WASHINGTON (CNN) -- Republicans kept the pressure on the president's Supreme Court pick Friday, pushing the idea that Judge Sonia Sotomayor is an activist judge who will bring a leftist agenda to the bench.
Judge Sonia Sotomayor in the White House with Vice President Joseph Biden and President Obama.
Meanwhile, the White House tried to soften remarks Sotomayor made in 2001 that have rankled conservatives, who say her assertion that her experiences as a Latina woman might make her judgments more sound than those of a white man brands her as a racist.
"I'm sure she would have restated it, but if you look at the entire sweep of the essay she wrote, what's clear is that she was simply saying that her life experiences will give her information about the struggles and hardships that people are going through that will make her a good judge," President Obama said in an interview with NBC's Brian Williams.
Sotomayor, a U.S. District Court judge who would be the first Hispanic on the Supreme Court if she is confirmed, spoke on her reflections as a Latina judge during a 2001 speech at the University of California-Berkeley Law School.
Different perspectives brought on by individual experiences, she said, create a "diversity of opinion" even within groups, and those perspectives will especially differ from the majority in a white male-dominated society.
Pointing out that studies show "women and people of color ... report in significantly higher percentages than white men that their gender and race has shaped their careers," Sotomayor said that the idea of "impartiality is an aspiration because it denies the fact that we are by our experiences making different choices than others."
Thus, she said -- in the remarks that have offended conservatives -- "I would hope that a wise Latina woman with the richness of her experiences would more often than not reach a better conclusion than a white male who hasn't lived that life."
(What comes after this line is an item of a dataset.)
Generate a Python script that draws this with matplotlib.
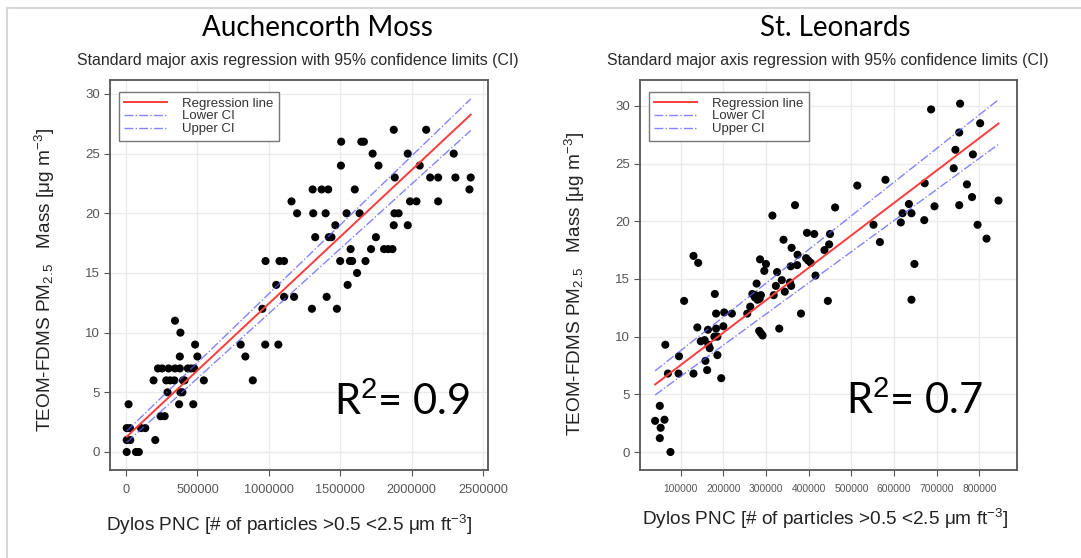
import matplotlib
matplotlib.use("Agg")
import matplotlib.pyplot as plt
from matplotlib.lines import Line2D
import numpy as np

plt.rcParams['font.family'] = ['Liberation Sans', 'DejaVu Sans']
plt.rcParams['mathtext.fontset'] = 'custom'
plt.rcParams['mathtext.rm'] = 'Liberation Sans'
plt.rcParams['mathtext.it'] = 'Liberation Sans:italic'

#%% data - Auchencorth Moss (x in thousands of particles)
am_x = [5, 70, 90, 5, 30, 205, 5, 28, 105, 135, 242, 271, 18, 372, 471,
        291, 381, 395, 193, 282, 309, 339, 399, 410, 545, 888,
        224, 253, 298, 343, 377, 433, 455, 478, 377, 500, 836,
        484, 803, 975, 1067, 381, 343, 955, 1302, 1477, 1107, 1177, 1405,
        1052, 1552, 1618, 977, 1075, 1107, 1500, 1568, 1584, 1677,
        1573, 1716, 1807, 1836, 1866, 1325, 1420, 1439, 1750,
        1466, 1875, 1973, 1198, 1311, 1398, 1545, 1636, 1880, 1909,
        1159, 1989, 2034, 2186, 1307, 1370, 1416, 1602, 2405,
        1882, 2130, 2186, 2307, 2414, 1505, 1768, 2057, 1727, 1973, 2295,
        1507, 1648, 1666, 1875, 2102]
am_y = [0, 0, 0, 1, 1, 1, 2, 2, 2, 2, 3, 3, 4, 4, 4,
        5, 5, 5, 6, 6, 6, 6, 6, 6, 6, 6,
        7, 7, 7, 7, 7, 7, 7, 7, 8, 8, 8,
        9, 9, 9, 9, 10, 11, 12, 12, 12, 13, 13, 13,
        14, 14, 15, 16, 16, 16, 16, 16, 16, 16,
        17, 17, 17, 17, 17, 18, 18, 18, 18,
        19, 19, 19, 20, 20, 20, 20, 20, 20, 20,
        21, 21, 21, 21, 22, 22, 22, 22, 22,
        23, 23, 23, 23, 23, 24, 24, 24, 25, 25, 25,
        26, 26, 26, 27, 27]

#%% data - St. Leonards (x in thousands)
sl_x = [76, 51, 40, 62, 53, 51, 64, 70, 95, 96, 108, 130, 139, 147, 156, 158,
        162, 164, 165, 168, 180, 183, 202, 220, 183, 200, 179, 186, 186, 195,
        256, 263, 278, 268, 275, 288, 280, 284, 288, 292, 318, 323, 331, 337,
        344, 356, 382, 416, 445, 130, 141,
        755, 687, 802, 753, 744, 785, 740, 672, 580, 514, 771, 783, 845, 695,
        753, 635, 620, 641, 616, 671, 796, 817, 552, 567, 648, 641, 462, 368,
        315, 396, 413, 450, 448, 437, 341, 360, 374, 394, 399, 405, 286, 300,
        296, 326, 358, 373, 359, 274, 285]
sl_y = [0.0, 1.2, 2.7, 2.8, 2.1, 4.0, 9.3, 6.8, 6.8, 8.3, 13.1, 6.8, 10.8, 9.6, 9.7, 7.9,
        7.1, 10.6, 9.3, 9.0, 13.7, 12.0, 12.1, 12.0, 10.7, 10.9, 10.0, 10.0, 8.4, 6.4,
        12.0, 12.6, 14.6, 13.7, 13.6, 13.6, 13.2, 10.5, 10.3, 10.1, 13.6, 14.4, 10.7, 14.9,
        13.9, 14.7, 12.0, 15.3, 13.1, 17.0, 16.4,
        30.2, 29.7, 28.5, 27.7, 26.2, 25.8, 24.6, 23.3, 23.6, 23.1, 23.2, 22.1, 21.8, 21.3,
        21.4, 21.5, 20.7, 20.7, 19.9, 20.1, 19.7, 18.5, 19.7, 18.2, 16.3, 13.2, 21.2, 21.4,
        20.5, 19.0, 18.9, 18.9, 18.0, 17.5, 18.4, 17.7, 17.1, 16.8, 16.6, 16.4, 16.7, 16.3,
        15.7, 15.6, 16.1, 16.2, 14.4, 13.4, 13.3]

# intercept, slope (per particle) : regression, lower CI, upper CI
am_fit = {'reg': (1.23, 11.2e-6), 'low': (0.75, 10.85e-6), 'up': (1.7, 11.55e-6)}
sl_fit = {'reg': (4.73, 28.1e-6), 'low': (3.86, 27.0e-6), 'up': (5.87, 29.2e-6)}

am_xticks = [0, 500000, 1000000, 1500000, 2000000, 2500000]
sl_xticks = [100000, 200000, 300000, 400000, 500000, 600000, 700000, 800000]
yticks = [0, 5, 10, 15, 20, 25, 30]

#%% figure
W, H = 1081, 558
fig = plt.figure(figsize=(W/100, H/100), dpi=100)
fx = lambda px: px / W
fy = lambda py: 1 - py / H

# light frame lines
fig.add_artist(Line2D([fx(7), 1], [fy(8), fy(8)], color='#d8d8d8', lw=1.5))
fig.add_artist(Line2D([fx(7), fx(7)], [fy(8), 0], color='#d8d8d8', lw=1.5))

def panel(left, right, x, y, fit, xticks, xlim, ylim, xtick_size):
    ax = fig.add_axes([fx(left), fy(470), fx(right - left), fy(80) - fy(470)])
    x = np.array(x) * 1000.0
    y = np.array(y)
    ax.grid(True, color='#ebebeb', lw=1)
    ax.set_axisbelow(True)
    ax.scatter(x, y, s=34, c='black', zorder=3, edgecolors='none')
    xs = np.linspace(x.min(), x.max(), 50)
    a, b = fit['reg']
    ax.plot(xs, a + b*xs, color='#ff3b3b', lw=1.4, label='Regression line', zorder=4)
    a, b = fit['low']
    ax.plot(xs, a + b*xs, color='#5a5aff', lw=1.0, ls='-.', alpha=0.75, label='Lower CI', zorder=4)
    a, b = fit['up']
    ax.plot(xs, a + b*xs, color='#5a5aff', lw=1.0, ls='-.', alpha=0.75, label='Upper CI', zorder=4)
    ax.set_xlim(xlim)
    ax.set_ylim(ylim)
    ax.set_xticks(xticks)
    ax.set_xticklabels([str(t) for t in xticks])
    ax.set_yticks(yticks)
    for s in ax.spines.values():
        s.set_color('#555555')
        s.set_linewidth(1.3)
    ax.tick_params(axis='x', labelsize=xtick_size, colors='#555555', length=4, pad=6)
    ax.tick_params(axis='y', labelsize=9.5, colors='#555555', length=4, pad=3)
    leg = ax.legend(loc='upper left', bbox_to_anchor=(0.024, 0.969), borderaxespad=0,
                    fancybox=False, framealpha=1, edgecolor='#777777', fontsize=9.5,
                    labelspacing=0.05, handlelength=3.2, handletextpad=1.2,
                    borderpad=0.4)
    leg.get_frame().set_linewidth(1.0)
    for t in leg.get_texts():
        t.set_color('#333333')
    return ax

ax1 = panel(110, 488, am_x, am_y, am_fit, am_xticks, (-112000, 2535000), (-1.51, 31.17), 9.2)
ax2 = panel(640, 1017, sl_x, sl_y, sl_fit, sl_xticks, (4600, 888400), (-1.56, 32.25), 7.4)

# titles
fig.text(fx(317), fy(28), 'Auchencorth Moss', family='Lato', fontsize=20, ha='center', va='center')
fig.text(fx(835), fy(28), 'St. Leonards', family='Lato', fontsize=20, ha='center', va='center')
sub = 'Standard major axis regression with 95% confidence limits (CI)'
fig.text(fx(298), fy(61), sub, fontsize=11.4, ha='center', va='center', color='#2a2a2a')
fig.text(fx(828), fy(61), sub, fontsize=11.4, ha='center', va='center', color='#2a2a2a')

# axis labels
xl = 'Dylos PNC [# of particles >0.5 <2.5 μm ft$^{-3}$]'
yl = 'TEOM-FDMS PM$_{2.5}$   Mass [μg m$^{-3}$]'
fig.text(fx(289), fy(525), xl, fontsize=13.7, ha='center', va='center', color='#222222')
fig.text(fx(825), fy(519), xl, fontsize=13.7, ha='center', va='center', color='#222222')
fig.text(fx(45), fy(280), yl, fontsize=13.7, ha='center', va='center', rotation=90, color='#222222')
fig.text(fx(575), fy(284), yl, fontsize=13.7, ha='center', va='center', rotation=90, color='#222222')

# R squared
fig.text(fx(402), fy(415), 'R$^{2}$= 0.9', family='Lato', fontsize=30, ha='center', va='baseline')
fig.text(fx(915), fy(414), 'R$^{2}$= 0.7', family='Lato', fontsize=30, ha='center', va='baseline')

plt.savefig('out.png', dpi=100)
"Let us not forget that wise men like Oliver Wendell Holmes and Justice [Benjamin] Cardozo voted on cases which upheld both sex and race discrimination in our society," she said. "Until 1972, no Supreme Court case ever upheld the claim of a woman in a gender discrimination case."
White House Press Secretary Robert Gibbs said that Sotomayor's "word choice in 2001 was poor."
"She was simply making the point that personal experiences are relevant to the process of judge," he said, "that your personal experiences make you have a tendency to make you more aware of certain facts and certain cases, that your experiences impact your understanding. I think we all agree with that and that on a court that is collegial, that it can help others that are trying to wrestle with the facts of those cases."
Gibbs took issue with a former congressman's comparison of the Hispanic civil rights group that sponsored that speech with the Ku Klux Klan.
"It's sort of hard to completely quantify the outrage I think almost anybody would feel at the notion that you are being compared to somebody who used to be a member of the Ku Klux Klan," Gibbs said, referring to remarks made by former Republican Rep. Tom Tancredo, who condemned Sotomayor on CNN Thursday for her membership in the National Council of La Raza, an organization he called "a Latino KKK without the hoods or the nooses."
On CNN Friday, La Raza president Janet Murguia disputed Tancredo's statements about the 40-year-old group. The motto, she said, is not "All for the race, nothing for the rest," the organization is very much "mainstream," the group's name does not translate to "the race" as understood in English.
Our name has a long history to it, but the bottom line is that words in English and in Spanish, have different meanings," she said. "Race in Spanish, la raza in Spanish, has a broader meaning. It means the people, the community. And it really is meant to be a very inclusive term. It comes from the term 'la raza cosmica,' the cosmic race, which is a very inclusive term."
Sotomayor's remarks drew charges of racism from former House Speaker Newt Gingrich, radio talker Rush Limbaugh and others, although Republican Sen. John Cornyn of Texas said such language about the nominee was "terrible."
And former House Majority Leader Tom DeLay, also of Texas, slammed La Raza and another Hispanic civil rights organization, the League of United Latin American Citizens, as "a bunch of radical leftists that try to make the world believe that they speak for Hispanics," but said the debate about Sotomayor's background "is racist in itself."
"I am disgusted that we are considering her nomination because she is Hispanic," he told CNN. "She has a world view. She has a judicial temperament. She has a record. And that's what we ought to be looking at. It's racist in itself to have this debate."
DeLay add that "in my mind" Sotomayor is not qualified for a seat at the Supreme Court.
"She's an activist," he said. "She's a judicial activist, and I've worked my entire career against judicial activism. And if Obama -- Obama couldn't have appointed a more activist judge, and, therefore, I don't think she's qualified. I don't want somebody writing law from the bench."
Most conservatives oppose what they call "judicial activism," which they define as enacting legislation through rulings, although it generally refers to reaching beyond the U.S. Constitution to bring rulings in line with contemporary values.
Many support a "strict constructionist" judicial philosophy that requires judges to apply the text of the Constitution as written to the matters at hand, although there are differences of opinion about what the term actually means, even among conservatives.
The true opposite of judicial activism, however, is not strict constructionism, but rather judicial restraint, which urges judges to defer to Congress whenever possible.